(Source code of charts)
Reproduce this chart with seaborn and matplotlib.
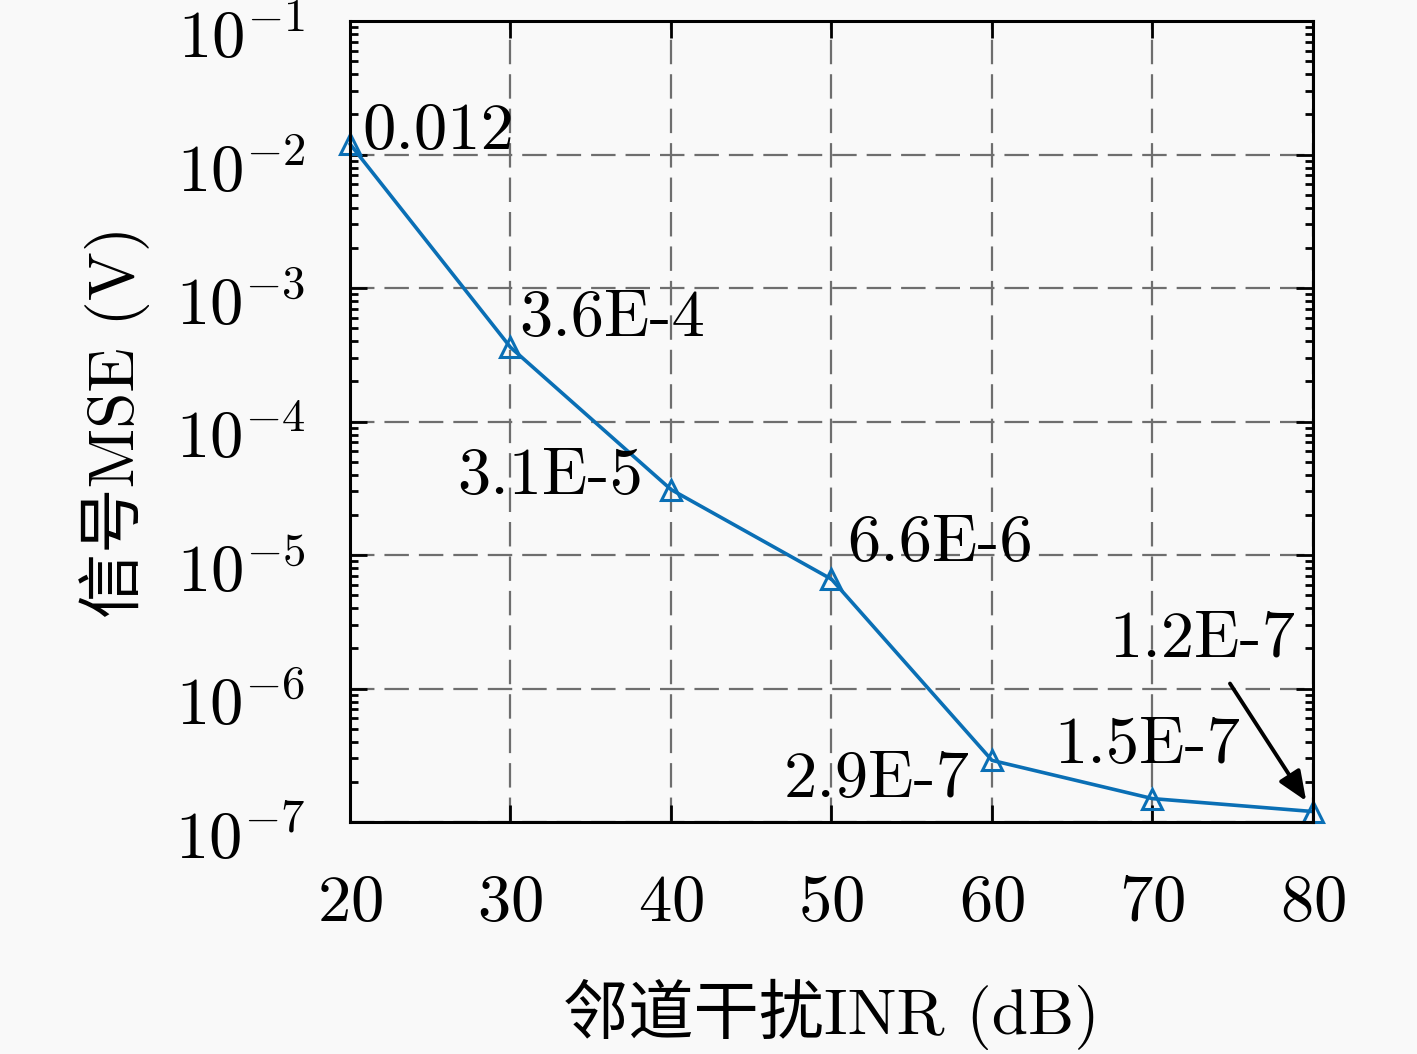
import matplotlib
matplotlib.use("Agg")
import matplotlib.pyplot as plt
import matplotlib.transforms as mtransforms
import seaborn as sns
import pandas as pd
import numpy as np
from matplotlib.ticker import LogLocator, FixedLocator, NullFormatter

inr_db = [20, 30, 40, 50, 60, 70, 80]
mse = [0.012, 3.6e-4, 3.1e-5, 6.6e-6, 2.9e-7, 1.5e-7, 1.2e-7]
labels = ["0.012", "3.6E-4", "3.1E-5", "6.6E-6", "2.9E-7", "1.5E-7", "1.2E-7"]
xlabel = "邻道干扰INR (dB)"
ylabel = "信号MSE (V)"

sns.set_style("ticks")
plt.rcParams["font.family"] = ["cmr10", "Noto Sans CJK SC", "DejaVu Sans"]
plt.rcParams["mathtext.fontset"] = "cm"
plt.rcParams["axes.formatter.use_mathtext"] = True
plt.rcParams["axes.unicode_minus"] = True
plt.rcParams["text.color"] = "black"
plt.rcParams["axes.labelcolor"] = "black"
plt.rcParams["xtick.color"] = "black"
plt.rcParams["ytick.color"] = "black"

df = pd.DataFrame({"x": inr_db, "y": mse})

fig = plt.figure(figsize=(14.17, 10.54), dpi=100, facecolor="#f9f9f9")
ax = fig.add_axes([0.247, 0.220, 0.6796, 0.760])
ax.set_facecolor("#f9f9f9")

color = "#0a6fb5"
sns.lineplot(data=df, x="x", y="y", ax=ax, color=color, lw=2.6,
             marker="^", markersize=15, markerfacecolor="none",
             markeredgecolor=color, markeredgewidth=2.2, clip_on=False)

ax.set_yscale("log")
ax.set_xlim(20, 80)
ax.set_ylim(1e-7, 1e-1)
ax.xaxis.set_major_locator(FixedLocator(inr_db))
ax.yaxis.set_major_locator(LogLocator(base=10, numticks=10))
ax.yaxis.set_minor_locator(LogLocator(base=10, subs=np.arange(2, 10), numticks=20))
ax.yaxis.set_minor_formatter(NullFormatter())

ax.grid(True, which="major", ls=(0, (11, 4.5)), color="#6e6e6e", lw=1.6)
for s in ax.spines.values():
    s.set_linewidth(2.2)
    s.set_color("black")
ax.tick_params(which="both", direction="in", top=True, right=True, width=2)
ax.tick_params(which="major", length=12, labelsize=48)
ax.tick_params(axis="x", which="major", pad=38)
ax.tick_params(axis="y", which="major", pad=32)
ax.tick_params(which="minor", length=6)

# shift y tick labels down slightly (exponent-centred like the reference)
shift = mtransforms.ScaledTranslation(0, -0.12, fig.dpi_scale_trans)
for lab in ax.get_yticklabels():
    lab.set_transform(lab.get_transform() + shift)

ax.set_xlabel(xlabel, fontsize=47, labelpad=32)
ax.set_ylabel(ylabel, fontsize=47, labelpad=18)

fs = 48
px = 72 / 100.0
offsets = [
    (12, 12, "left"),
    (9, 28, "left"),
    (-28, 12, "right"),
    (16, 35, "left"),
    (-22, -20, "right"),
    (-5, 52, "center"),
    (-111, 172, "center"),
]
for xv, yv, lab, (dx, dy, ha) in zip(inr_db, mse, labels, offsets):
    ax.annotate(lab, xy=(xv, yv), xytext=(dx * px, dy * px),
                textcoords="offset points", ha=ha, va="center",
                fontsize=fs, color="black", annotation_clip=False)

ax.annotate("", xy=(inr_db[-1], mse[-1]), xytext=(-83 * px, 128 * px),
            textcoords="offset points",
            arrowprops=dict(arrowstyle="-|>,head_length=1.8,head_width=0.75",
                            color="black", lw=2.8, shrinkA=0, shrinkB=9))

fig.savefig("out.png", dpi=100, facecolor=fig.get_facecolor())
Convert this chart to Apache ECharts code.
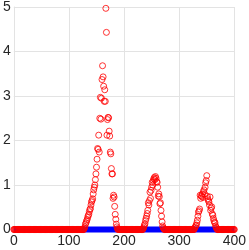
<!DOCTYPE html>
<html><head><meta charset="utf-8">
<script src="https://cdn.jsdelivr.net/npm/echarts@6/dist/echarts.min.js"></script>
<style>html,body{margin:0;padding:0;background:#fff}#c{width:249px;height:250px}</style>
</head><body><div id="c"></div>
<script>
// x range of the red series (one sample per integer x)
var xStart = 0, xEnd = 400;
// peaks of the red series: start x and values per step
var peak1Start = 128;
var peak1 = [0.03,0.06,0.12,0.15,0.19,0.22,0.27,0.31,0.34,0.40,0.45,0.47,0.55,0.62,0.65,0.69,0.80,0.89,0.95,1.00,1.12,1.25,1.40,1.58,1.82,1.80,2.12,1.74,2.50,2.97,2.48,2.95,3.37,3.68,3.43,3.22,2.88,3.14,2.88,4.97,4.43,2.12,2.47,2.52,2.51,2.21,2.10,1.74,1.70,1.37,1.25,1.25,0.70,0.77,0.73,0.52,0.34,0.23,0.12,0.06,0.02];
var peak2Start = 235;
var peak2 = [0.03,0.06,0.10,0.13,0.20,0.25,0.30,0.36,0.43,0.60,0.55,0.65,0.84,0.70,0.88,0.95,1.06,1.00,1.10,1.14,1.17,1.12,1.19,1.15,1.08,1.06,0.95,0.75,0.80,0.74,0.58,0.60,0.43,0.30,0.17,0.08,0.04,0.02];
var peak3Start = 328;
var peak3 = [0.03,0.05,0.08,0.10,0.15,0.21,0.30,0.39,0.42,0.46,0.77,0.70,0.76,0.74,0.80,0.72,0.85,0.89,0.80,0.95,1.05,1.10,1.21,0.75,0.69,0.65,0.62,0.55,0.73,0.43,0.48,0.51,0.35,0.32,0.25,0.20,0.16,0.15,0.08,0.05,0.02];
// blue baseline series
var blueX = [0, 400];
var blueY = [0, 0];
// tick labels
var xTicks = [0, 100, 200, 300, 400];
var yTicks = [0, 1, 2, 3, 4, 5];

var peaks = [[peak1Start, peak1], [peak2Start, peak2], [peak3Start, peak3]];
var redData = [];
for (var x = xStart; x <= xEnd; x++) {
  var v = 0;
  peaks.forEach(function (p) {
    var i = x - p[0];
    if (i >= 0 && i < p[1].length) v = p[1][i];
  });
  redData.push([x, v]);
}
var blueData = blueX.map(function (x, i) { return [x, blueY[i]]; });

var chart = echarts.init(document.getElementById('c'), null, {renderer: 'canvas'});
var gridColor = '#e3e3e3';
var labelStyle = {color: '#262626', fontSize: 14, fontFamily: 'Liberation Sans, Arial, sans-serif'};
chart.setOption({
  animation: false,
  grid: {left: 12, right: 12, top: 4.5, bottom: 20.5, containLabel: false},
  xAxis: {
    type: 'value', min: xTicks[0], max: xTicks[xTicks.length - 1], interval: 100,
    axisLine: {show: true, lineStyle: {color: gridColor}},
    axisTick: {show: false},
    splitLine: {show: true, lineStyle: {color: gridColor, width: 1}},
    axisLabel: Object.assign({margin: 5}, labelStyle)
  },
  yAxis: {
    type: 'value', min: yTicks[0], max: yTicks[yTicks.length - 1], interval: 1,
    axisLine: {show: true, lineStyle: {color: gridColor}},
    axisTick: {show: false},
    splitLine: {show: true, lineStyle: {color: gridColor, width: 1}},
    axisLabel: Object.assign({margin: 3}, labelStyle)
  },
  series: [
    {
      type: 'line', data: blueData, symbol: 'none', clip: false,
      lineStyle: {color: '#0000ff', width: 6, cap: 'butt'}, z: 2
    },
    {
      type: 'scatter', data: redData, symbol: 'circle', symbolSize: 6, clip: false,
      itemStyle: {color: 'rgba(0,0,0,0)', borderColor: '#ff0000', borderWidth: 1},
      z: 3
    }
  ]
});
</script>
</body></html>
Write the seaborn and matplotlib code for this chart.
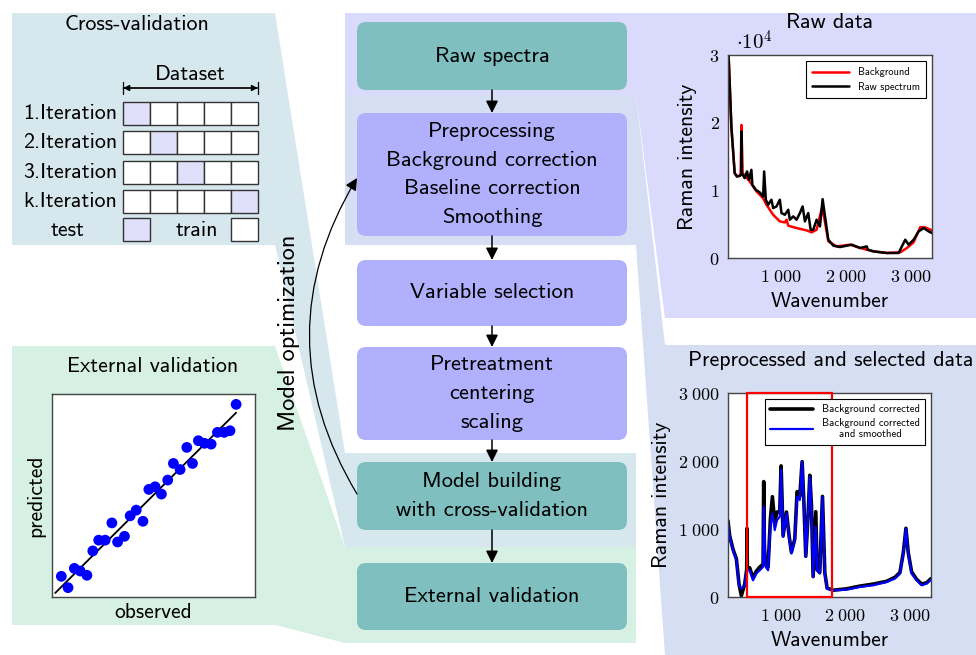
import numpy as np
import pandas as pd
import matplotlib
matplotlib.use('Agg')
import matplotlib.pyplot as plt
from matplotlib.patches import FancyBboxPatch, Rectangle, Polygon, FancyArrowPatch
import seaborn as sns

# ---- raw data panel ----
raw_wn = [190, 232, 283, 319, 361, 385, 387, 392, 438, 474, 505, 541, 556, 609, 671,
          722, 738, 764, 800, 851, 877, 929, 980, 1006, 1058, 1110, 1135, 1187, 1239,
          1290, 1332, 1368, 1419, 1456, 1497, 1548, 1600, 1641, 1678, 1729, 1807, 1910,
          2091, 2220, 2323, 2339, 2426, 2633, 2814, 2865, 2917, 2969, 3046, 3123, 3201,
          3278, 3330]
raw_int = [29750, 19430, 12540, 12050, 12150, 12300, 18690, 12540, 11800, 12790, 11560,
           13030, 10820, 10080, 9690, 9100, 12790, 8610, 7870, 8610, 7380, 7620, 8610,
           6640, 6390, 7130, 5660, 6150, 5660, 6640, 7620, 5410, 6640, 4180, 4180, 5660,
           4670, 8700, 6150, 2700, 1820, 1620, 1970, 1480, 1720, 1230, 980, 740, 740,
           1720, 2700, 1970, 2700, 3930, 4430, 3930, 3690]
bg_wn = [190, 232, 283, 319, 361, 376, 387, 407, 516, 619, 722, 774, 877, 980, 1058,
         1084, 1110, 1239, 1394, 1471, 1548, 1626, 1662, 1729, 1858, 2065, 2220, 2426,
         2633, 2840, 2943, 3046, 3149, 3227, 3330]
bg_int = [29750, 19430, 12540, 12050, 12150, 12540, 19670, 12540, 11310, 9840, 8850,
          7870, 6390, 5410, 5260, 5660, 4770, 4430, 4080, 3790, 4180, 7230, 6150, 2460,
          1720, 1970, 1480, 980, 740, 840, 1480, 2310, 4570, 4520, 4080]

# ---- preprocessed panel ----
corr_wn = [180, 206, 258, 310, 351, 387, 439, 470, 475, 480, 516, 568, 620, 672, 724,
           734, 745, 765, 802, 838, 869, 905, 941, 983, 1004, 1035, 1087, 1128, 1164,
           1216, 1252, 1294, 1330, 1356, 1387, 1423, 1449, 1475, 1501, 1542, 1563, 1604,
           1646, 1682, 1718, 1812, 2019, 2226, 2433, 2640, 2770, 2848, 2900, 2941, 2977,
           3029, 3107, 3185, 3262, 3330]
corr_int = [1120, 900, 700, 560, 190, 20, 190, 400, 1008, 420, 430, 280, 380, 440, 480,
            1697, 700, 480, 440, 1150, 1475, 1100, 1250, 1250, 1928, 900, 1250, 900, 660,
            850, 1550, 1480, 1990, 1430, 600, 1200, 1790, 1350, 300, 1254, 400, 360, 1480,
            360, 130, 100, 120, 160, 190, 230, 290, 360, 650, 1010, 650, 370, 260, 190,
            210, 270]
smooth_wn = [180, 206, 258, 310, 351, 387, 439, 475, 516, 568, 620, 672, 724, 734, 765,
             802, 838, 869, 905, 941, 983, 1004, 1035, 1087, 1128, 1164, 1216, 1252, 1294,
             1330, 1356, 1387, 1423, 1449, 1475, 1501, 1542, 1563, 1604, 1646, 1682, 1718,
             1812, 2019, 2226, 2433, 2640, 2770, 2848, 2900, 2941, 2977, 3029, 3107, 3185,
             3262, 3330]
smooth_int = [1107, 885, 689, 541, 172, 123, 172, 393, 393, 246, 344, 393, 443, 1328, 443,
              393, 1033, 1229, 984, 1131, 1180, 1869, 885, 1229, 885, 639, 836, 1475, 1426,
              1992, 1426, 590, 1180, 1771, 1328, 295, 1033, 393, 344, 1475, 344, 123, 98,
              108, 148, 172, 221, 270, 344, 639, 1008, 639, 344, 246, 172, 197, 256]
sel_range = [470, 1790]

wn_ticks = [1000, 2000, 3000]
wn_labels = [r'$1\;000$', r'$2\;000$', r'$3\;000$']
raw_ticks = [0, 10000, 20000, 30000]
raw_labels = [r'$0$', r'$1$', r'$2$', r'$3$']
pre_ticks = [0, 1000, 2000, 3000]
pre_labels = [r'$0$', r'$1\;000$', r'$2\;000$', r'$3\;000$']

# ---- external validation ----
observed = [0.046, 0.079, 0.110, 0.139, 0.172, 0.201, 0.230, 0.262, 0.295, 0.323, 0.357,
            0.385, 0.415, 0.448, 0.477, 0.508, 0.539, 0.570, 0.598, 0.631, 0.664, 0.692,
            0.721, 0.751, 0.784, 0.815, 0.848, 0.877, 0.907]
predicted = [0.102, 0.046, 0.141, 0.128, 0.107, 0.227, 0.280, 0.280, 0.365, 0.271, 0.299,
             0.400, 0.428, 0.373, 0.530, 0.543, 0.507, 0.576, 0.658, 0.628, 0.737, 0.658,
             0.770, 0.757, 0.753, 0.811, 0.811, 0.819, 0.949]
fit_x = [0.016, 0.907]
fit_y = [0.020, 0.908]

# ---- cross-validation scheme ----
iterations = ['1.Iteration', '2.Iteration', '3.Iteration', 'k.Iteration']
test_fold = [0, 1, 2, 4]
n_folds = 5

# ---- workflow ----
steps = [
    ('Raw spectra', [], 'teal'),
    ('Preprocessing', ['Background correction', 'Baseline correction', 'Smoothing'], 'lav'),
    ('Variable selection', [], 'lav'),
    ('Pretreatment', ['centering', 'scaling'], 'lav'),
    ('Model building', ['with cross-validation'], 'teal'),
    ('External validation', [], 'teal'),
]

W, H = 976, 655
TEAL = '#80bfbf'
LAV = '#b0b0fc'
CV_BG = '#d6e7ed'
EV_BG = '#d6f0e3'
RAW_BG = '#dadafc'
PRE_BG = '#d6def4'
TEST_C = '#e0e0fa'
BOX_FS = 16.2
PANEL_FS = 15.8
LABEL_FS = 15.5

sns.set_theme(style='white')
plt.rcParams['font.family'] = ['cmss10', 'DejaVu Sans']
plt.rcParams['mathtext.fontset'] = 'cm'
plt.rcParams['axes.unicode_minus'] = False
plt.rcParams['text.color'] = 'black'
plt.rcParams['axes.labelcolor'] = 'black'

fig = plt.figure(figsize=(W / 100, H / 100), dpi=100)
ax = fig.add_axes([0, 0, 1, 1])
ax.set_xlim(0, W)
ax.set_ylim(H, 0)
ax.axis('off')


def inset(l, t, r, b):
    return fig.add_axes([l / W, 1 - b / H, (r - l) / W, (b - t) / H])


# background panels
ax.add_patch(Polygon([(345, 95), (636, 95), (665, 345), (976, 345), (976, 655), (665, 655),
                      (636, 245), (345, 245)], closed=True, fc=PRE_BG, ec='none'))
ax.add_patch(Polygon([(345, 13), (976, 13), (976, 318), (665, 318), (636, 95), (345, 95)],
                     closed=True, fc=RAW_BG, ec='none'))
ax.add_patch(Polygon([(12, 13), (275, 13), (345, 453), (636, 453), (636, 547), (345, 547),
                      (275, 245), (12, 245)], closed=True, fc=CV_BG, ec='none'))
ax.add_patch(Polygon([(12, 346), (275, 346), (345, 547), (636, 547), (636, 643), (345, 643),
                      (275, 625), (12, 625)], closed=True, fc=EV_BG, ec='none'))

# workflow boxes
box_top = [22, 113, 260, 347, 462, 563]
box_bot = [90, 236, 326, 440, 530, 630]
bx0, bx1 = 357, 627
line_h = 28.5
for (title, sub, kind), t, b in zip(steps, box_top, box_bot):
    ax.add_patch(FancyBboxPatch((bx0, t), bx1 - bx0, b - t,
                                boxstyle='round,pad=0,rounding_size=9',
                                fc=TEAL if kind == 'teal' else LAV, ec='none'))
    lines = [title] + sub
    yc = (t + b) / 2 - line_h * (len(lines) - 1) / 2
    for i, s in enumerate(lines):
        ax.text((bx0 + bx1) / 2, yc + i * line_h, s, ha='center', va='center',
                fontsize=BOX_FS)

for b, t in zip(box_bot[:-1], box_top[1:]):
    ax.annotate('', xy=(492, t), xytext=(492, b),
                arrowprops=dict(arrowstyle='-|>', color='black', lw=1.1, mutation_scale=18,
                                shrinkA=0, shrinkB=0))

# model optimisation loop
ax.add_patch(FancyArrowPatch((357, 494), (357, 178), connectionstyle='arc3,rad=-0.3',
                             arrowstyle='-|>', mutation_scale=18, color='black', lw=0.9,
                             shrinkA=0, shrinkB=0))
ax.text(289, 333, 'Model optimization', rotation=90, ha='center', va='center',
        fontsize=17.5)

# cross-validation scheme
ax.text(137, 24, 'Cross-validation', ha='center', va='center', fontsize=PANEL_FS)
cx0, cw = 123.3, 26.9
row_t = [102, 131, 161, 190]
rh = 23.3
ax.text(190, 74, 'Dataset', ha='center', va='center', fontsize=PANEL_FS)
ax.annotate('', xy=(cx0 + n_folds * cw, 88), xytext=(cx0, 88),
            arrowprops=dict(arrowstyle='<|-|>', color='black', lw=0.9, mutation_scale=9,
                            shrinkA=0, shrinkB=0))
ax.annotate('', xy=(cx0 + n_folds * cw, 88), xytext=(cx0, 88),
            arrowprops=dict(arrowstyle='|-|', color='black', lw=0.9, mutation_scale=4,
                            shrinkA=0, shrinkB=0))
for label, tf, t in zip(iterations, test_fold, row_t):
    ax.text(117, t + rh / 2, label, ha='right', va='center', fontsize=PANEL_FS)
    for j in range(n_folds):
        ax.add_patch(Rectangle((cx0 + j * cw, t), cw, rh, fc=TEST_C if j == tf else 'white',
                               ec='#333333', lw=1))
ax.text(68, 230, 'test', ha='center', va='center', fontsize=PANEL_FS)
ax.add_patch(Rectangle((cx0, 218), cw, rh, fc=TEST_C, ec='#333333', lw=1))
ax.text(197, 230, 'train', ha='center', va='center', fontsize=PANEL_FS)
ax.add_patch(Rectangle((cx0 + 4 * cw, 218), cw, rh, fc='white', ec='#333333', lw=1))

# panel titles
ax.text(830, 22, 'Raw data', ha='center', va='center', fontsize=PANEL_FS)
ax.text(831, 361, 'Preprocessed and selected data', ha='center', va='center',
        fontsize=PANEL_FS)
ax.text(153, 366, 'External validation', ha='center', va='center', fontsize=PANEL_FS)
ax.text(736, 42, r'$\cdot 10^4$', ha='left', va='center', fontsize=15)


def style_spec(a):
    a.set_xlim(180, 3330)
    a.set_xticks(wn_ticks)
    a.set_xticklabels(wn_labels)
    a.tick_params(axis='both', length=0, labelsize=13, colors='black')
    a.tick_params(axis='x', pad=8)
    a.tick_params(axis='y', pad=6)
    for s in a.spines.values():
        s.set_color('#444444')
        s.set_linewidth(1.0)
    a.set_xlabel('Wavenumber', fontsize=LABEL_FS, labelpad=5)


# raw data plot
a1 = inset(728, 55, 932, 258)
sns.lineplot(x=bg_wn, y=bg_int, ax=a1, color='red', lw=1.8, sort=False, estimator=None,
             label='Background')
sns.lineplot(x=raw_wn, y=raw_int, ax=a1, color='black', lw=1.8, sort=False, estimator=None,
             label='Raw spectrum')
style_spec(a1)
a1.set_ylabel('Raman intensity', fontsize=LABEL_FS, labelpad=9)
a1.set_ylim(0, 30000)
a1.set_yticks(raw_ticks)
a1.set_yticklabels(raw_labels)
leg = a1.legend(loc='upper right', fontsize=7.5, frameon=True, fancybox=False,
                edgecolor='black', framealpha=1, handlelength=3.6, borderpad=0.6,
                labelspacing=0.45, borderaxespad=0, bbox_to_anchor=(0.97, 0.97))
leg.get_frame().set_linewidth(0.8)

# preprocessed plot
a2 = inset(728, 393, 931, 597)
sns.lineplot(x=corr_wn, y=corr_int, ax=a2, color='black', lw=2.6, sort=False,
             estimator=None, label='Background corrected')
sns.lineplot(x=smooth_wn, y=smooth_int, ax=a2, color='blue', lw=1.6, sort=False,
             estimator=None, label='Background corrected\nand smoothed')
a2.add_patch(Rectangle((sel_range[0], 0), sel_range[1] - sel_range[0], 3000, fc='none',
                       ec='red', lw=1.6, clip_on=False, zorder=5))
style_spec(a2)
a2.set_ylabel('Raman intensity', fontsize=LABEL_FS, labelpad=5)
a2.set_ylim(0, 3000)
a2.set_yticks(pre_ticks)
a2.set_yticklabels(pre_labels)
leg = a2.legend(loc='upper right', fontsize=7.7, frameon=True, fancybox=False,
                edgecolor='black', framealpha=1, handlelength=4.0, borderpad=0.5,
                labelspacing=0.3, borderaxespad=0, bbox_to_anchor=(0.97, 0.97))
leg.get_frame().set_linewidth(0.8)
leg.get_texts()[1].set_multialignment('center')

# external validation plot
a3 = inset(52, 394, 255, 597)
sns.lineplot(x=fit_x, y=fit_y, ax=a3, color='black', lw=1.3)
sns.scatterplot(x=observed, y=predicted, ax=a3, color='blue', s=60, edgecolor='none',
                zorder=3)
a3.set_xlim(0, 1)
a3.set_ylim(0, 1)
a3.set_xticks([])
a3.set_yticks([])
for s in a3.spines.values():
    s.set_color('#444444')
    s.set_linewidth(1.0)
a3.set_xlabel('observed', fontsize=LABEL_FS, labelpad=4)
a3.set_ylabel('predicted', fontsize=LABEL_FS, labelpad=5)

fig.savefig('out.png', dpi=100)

| Goal |
Begin with the first line of the entries above and write out each line exactly, ending with the line containing "from matplotlib.ticker import". Leave out pictures.

| Solved exercise |
Reproduce this chart with seaborn and matplotlib.
import matplotlib
matplotlib.use("Agg")
import matplotlib.pyplot as plt
import matplotlib.transforms as mtransforms
import seaborn as sns
import pandas as pd
import numpy as np
from matplotlib.ticker import LogLocator, FixedLocator, NullFormatter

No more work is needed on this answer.